Only one verse form exists that the English language can claim as its own invention: the limerick.

Five lines, two rhymes, and a laugh at the end. A jest that everyone believes is theirs to write, and that nearly everyone who’s picked up a pen has tried. The people’s verse. Its popularity has no rival in English language poetry.

The fact of that popularity begins with one man, Edward Lear, a Victorian artist and illustrator who published A Book of Nonsense in 1848. Nonsense was a new concept in the dour world of Victorian England, and Lear’s contemporaries embraced it with a delight that was almost child-like. When Lear expanded A Book of Nonsense in 1863, its 112 illustrated verses propelled the limerick to celebrity status.

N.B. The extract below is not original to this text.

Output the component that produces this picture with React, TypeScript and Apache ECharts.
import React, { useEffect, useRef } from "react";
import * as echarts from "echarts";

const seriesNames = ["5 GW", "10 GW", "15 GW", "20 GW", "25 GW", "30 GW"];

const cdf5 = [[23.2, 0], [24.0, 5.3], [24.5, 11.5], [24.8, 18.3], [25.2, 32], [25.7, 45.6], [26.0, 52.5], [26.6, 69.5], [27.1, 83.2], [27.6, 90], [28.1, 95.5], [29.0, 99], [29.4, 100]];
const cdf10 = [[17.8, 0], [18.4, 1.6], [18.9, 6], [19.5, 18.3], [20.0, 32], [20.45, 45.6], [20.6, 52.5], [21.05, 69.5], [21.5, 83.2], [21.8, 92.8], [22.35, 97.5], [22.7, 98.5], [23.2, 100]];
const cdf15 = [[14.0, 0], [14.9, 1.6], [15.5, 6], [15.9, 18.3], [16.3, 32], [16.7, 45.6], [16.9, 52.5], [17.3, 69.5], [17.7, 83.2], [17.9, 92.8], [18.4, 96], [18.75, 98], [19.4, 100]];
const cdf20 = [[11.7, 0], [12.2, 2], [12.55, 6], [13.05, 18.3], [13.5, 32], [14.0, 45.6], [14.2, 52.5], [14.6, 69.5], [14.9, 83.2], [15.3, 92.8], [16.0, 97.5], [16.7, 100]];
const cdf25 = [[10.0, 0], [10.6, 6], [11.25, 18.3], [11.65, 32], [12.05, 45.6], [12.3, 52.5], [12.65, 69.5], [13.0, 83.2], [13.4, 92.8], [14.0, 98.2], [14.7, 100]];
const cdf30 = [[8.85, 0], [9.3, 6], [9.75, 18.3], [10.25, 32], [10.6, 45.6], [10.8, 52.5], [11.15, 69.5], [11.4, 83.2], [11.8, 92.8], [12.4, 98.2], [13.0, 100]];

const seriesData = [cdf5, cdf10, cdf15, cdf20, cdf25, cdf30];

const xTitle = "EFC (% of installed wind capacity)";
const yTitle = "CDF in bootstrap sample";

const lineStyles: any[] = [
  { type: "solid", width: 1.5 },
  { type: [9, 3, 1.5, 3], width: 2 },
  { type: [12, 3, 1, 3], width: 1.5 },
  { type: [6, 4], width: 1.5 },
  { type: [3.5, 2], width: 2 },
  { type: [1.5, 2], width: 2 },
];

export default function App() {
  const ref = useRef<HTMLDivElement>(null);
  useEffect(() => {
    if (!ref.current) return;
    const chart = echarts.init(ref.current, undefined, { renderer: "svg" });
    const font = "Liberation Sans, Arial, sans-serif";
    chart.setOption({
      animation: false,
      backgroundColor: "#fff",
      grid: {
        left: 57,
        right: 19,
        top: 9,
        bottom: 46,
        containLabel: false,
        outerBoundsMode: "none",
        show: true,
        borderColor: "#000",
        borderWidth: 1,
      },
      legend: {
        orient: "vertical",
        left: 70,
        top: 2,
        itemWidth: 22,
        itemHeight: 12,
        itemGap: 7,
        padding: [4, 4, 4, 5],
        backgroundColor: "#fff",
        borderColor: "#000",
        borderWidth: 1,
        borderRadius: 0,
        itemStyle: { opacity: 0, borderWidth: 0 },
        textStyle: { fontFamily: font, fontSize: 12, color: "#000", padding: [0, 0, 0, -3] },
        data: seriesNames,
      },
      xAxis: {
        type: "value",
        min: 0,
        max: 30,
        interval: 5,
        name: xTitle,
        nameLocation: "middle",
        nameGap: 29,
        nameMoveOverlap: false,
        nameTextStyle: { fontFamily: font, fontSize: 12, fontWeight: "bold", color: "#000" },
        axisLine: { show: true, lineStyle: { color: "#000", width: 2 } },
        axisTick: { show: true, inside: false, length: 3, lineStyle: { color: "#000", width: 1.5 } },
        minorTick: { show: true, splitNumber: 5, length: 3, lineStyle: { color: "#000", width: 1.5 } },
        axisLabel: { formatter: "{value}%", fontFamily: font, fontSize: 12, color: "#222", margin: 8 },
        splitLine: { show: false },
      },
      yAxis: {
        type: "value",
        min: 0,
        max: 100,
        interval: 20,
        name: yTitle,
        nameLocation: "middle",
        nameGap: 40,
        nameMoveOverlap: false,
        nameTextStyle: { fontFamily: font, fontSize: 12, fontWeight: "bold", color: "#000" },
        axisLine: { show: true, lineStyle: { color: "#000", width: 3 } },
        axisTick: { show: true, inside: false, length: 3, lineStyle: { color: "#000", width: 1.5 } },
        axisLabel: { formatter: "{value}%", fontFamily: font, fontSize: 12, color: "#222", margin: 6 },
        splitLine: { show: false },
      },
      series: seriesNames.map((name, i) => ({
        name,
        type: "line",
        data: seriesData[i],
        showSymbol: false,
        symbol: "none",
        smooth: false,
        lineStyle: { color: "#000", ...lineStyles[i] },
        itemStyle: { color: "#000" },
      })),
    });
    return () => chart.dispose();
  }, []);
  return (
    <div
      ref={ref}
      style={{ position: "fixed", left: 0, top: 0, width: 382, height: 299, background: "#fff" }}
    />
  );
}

Such verses weren't called limericks then; the term wouldn't exist for at least another generation.

And Edward Lear's verses weren't proper limericks, in the sense we understand today.

They traced their heritage directly to a little book published in 1820, called The History of Sixteen Wonderful Old Women. The verses Lear found there lacked a limerick's most important part - an ending that adds a twist and makes us chuckle. They finished, instead, with the first line's ending, plus an adjective telling us how we should feel about that particular Old Woman. Each was an economical salute to the moral tale.

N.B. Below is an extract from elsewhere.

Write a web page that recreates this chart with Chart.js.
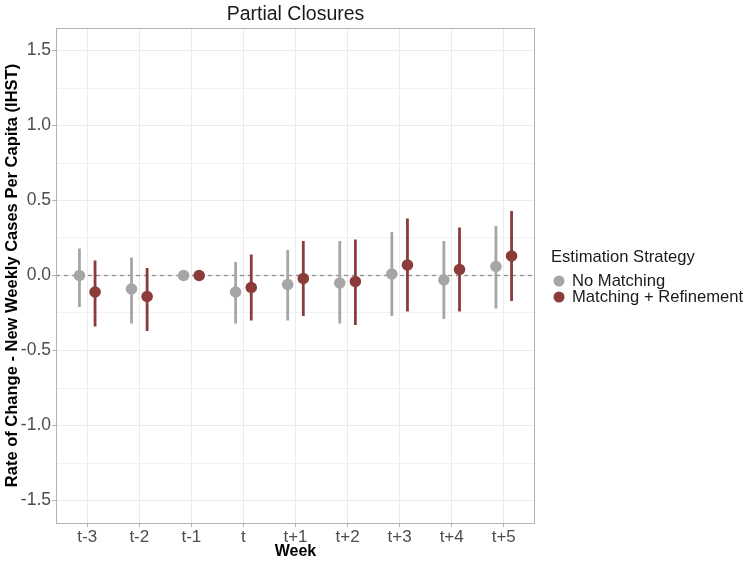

There dwelt an Old Woman at Exeter,
When visitors came it sore vexed her,
So for fear they should eat,
She lock'd up all the meat;
This stingy Old Woman of Exeter.

Lear embraced this format utterly, and used it almost without exception in his own 112 verses. All he changed was the adjective's purpose, abandoning judgement (mostly) and celebrating nonsense.

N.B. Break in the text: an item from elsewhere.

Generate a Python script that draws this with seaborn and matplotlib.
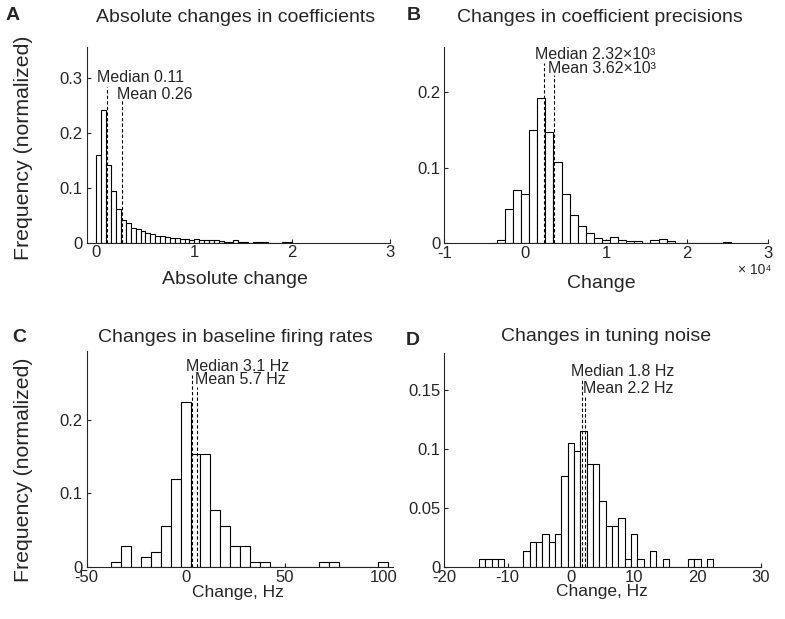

There was an Old Man with a nose,
Who said, “If you choose to suppose
That my nose is too long, you are certainly wrong!”
That remarkable Man with a nose.”

What an anti-climax!

There's no twist, no joke beyond the humour of his initial premise. He finishes by repeating the rhyme and substance of what he'd said at the start.

To a modern eye, nearly all of Edward Lear's limericks have letdown endings. They lack a fifth line - literally as well as figuratively, since he merged the two short lines and reduced the total number to four.

In this book, I set myself the challenge of crafting a proper limerick from each of Lear's 112 nonsense verses. It hasn't been easy, given the rhymes that Lear chose, and the results stray far and frequently from the original; but in restoring the fifth line, I hope I've added a reason to laugh at the end.

They're all here, from An Old Man With a Nose to A Young Lady Whose Bonnet, and everything in between. All of Lear's original verses, plus a brand new matching limerick for each.

Two hundred and twenty-four limericks. After Lear. Including Lear. And a fifth line.